Exercise objective:
Set down the full listing exactly as given. Any pictures are to be left out.

[BEGIN]

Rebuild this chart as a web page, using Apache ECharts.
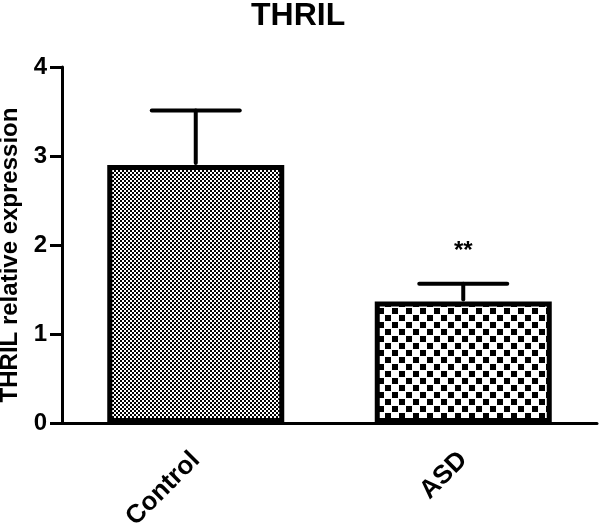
<!DOCTYPE html>
<html>
<head>
<meta charset="utf-8">
<script src="https://cdn.jsdelivr.net/npm/echarts@6/dist/echarts.min.js"></script>
<style>
  html, body { margin: 0; padding: 0; background: #fff; }
  #chart { width: 600px; height: 529px; }
</style>
</head>
<body>
<div id="chart"></div>
<script>
var categories = ['Control', 'ASD'];
var means = [2.90, 1.365];
var sems = [0.61, 0.20];
var marks = ['', '**'];
var yTicks = [0, 4, 1]; // min, max, interval

// checkerboard fills
function checker(tile, cell) {
  var c = document.createElement('canvas');
  c.width = tile;
  c.height = tile;
  var ctx = c.getContext('2d');
  ctx.fillStyle = '#fff';
  ctx.fillRect(0, 0, tile, tile);
  ctx.fillStyle = '#000';
  ctx.fillRect(0, 0, cell, cell);
  ctx.fillRect(tile / 2, tile / 2, cell, cell);
  return { image: c, repeat: 'repeat' };
}
var fills = [checker(4, 2), checker(14, 6)];

var font = 'Liberation Sans, Arial, sans-serif';
var chart = echarts.init(document.getElementById('chart'));

chart.setOption({
  animation: false,
  backgroundColor: '#fff',
  title: {
    text: 'THRIL',
    left: 246,
    top: -5,
    textStyle: { fontFamily: font, fontWeight: 'bold', fontSize: 32, color: '#000' }
  },
  grid: { left: 62, right: 3, top: 67, bottom: 106, outerBoundsMode: 'none', containLabel: false },
  xAxis: {
    type: 'category',
    data: categories,
    axisLine: { lineStyle: { color: '#000', width: 3 } },
    axisTick: { alignWithLabel: true, length: 10, lineStyle: { color: '#000', width: 3 } },
    axisLabel: {
      rotate: 45,
      margin: 33,
      color: '#000',
      fontFamily: font,
      fontWeight: 'bold',
      fontSize: 26
    }
  },
  yAxis: {
    type: 'value',
    min: yTicks[0],
    max: yTicks[1],
    interval: yTicks[2],
    name: 'THRIL relative expression',
    nameLocation: 'middle',
    nameGap: 34,
    nameTextStyle: { fontFamily: font, fontWeight: 'bold', fontSize: 24, color: '#000', padding: [0, 20, 0, 0] },
    splitLine: { show: false },
    axisLine: { show: true, lineStyle: { color: '#000', width: 3 } },
    axisTick: { show: true, length: 12, lineStyle: { color: '#000', width: 3 } },
    axisLabel: {
      margin: 15,
      color: '#000',
      fontFamily: font,
      fontWeight: 'bold',
      fontSize: 24
    }
  },
  series: [
    {
      type: 'bar',
      barWidth: 177,
      data: means.map(function (v, i) {
        return {
          value: v,
          itemStyle: { color: fills[i], borderColor: '#000', borderWidth: 5 }
        };
      })
    },
    {
      type: 'custom',
      z: 3,
      data: means.map(function (v, i) { return [i, v, sems[i]]; }),
      renderItem: function (params, api) {
        var i = api.value(0);
        var base = api.coord([i, api.value(1)]);
        var top = api.coord([i, api.value(1) + api.value(2)]);
        var half = 44;
        var style = { stroke: '#000', lineWidth: 4, lineCap: 'round' };
        var children = [
          { type: 'line', shape: { x1: top[0], y1: base[1] - 2, x2: top[0], y2: top[1] }, style: style },
          { type: 'line', shape: { x1: top[0] - half, y1: top[1], x2: top[0] + half, y2: top[1] }, style: style }
        ];
        if (marks[i]) {
          children.push({
            type: 'text',
            style: {
              text: marks[i],
              x: top[0],
              y: top[1] - 32,
              align: 'center',
              verticalAlign: 'middle',
              fill: '#000',
              font: 'bold 24px ' + font
            }
          });
        }
        return { type: 'group', children: children };
      }
    }
  ]
});
</script>
</body>
</html>
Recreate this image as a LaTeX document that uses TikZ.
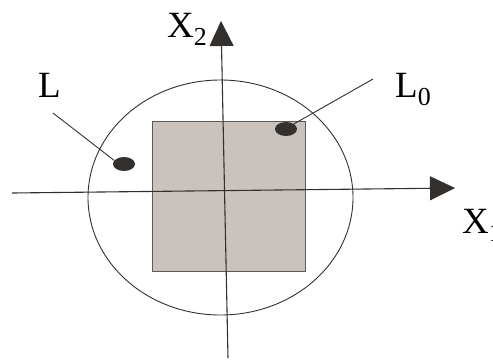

[END]

Final answer:
Rebuild this chart as a web page, using Apache ECharts.
<!DOCTYPE html>
<html>
<head>
<meta charset="utf-8">
<script src="https://cdn.jsdelivr.net/npm/echarts@6/dist/echarts.min.js"></script>
<style>
  html, body { margin: 0; padding: 0; background: #fff; }
  #chart { width: 600px; height: 529px; }
</style>
</head>
<body>
<div id="chart"></div>
<script>
var categories = ['Control', 'ASD'];
var means = [2.90, 1.365];
var sems = [0.61, 0.20];
var marks = ['', '**'];
var yTicks = [0, 4, 1]; // min, max, interval

// checkerboard fills
function checker(tile, cell) {
  var c = document.createElement('canvas');
  c.width = tile;
  c.height = tile;
  var ctx = c.getContext('2d');
  ctx.fillStyle = '#fff';
  ctx.fillRect(0, 0, tile, tile);
  ctx.fillStyle = '#000';
  ctx.fillRect(0, 0, cell, cell);
  ctx.fillRect(tile / 2, tile / 2, cell, cell);
  return { image: c, repeat: 'repeat' };
}
var fills = [checker(4, 2), checker(14, 6)];

var font = 'Liberation Sans, Arial, sans-serif';
var chart = echarts.init(document.getElementById('chart'));

chart.setOption({
  animation: false,
  backgroundColor: '#fff',
  title: {
    text: 'THRIL',
    left: 246,
    top: -5,
    textStyle: { fontFamily: font, fontWeight: 'bold', fontSize: 32, color: '#000' }
  },
  grid: { left: 62, right: 3, top: 67, bottom: 106, outerBoundsMode: 'none', containLabel: false },
  xAxis: {
    type: 'category',
    data: categories,
    axisLine: { lineStyle: { color: '#000', width: 3 } },
    axisTick: { alignWithLabel: true, length: 10, lineStyle: { color: '#000', width: 3 } },
    axisLabel: {
      rotate: 45,
      margin: 33,
      color: '#000',
      fontFamily: font,
      fontWeight: 'bold',
      fontSize: 26
    }
  },
  yAxis: {
    type: 'value',
    min: yTicks[0],
    max: yTicks[1],
    interval: yTicks[2],
    name: 'THRIL relative expression',
    nameLocation: 'middle',
    nameGap: 34,
    nameTextStyle: { fontFamily: font, fontWeight: 'bold', fontSize: 24, color: '#000', padding: [0, 20, 0, 0] },
    splitLine: { show: false },
    axisLine: { show: true, lineStyle: { color: '#000', width: 3 } },
    axisTick: { show: true, length: 12, lineStyle: { color: '#000', width: 3 } },
    axisLabel: {
      margin: 15,
      color: '#000',
      fontFamily: font,
      fontWeight: 'bold',
      fontSize: 24
    }
  },
  series: [
    {
      type: 'bar',
      barWidth: 177,
      data: means.map(function (v, i) {
        return {
          value: v,
          itemStyle: { color: fills[i], borderColor: '#000', borderWidth: 5 }
        };
      })
    },
    {
      type: 'custom',
      z: 3,
      data: means.map(function (v, i) { return [i, v, sems[i]]; }),
      renderItem: function (params, api) {
        var i = api.value(0);
        var base = api.coord([i, api.value(1)]);
        var top = api.coord([i, api.value(1) + api.value(2)]);
        var half = 44;
        var style = { stroke: '#000', lineWidth: 4, lineCap: 'round' };
        var children = [
          { type: 'line', shape: { x1: top[0], y1: base[1] - 2, x2: top[0], y2: top[1] }, style: style },
          { type: 'line', shape: { x1: top[0] - half, y1: top[1], x2: top[0] + half, y2: top[1] }, style: style }
        ];
        if (marks[i]) {
          children.push({
            type: 'text',
            style: {
              text: marks[i],
              x: top[0],
              y: top[1] - 32,
              align: 'center',
              verticalAlign: 'middle',
              fill: '#000',
              font: 'bold 24px ' + font
            }
          });
        }
        return { type: 'group', children: children };
      }
    }
  ]
});
</script>
</body>
</html>
Recreate this image as a LaTeX document that uses TikZ.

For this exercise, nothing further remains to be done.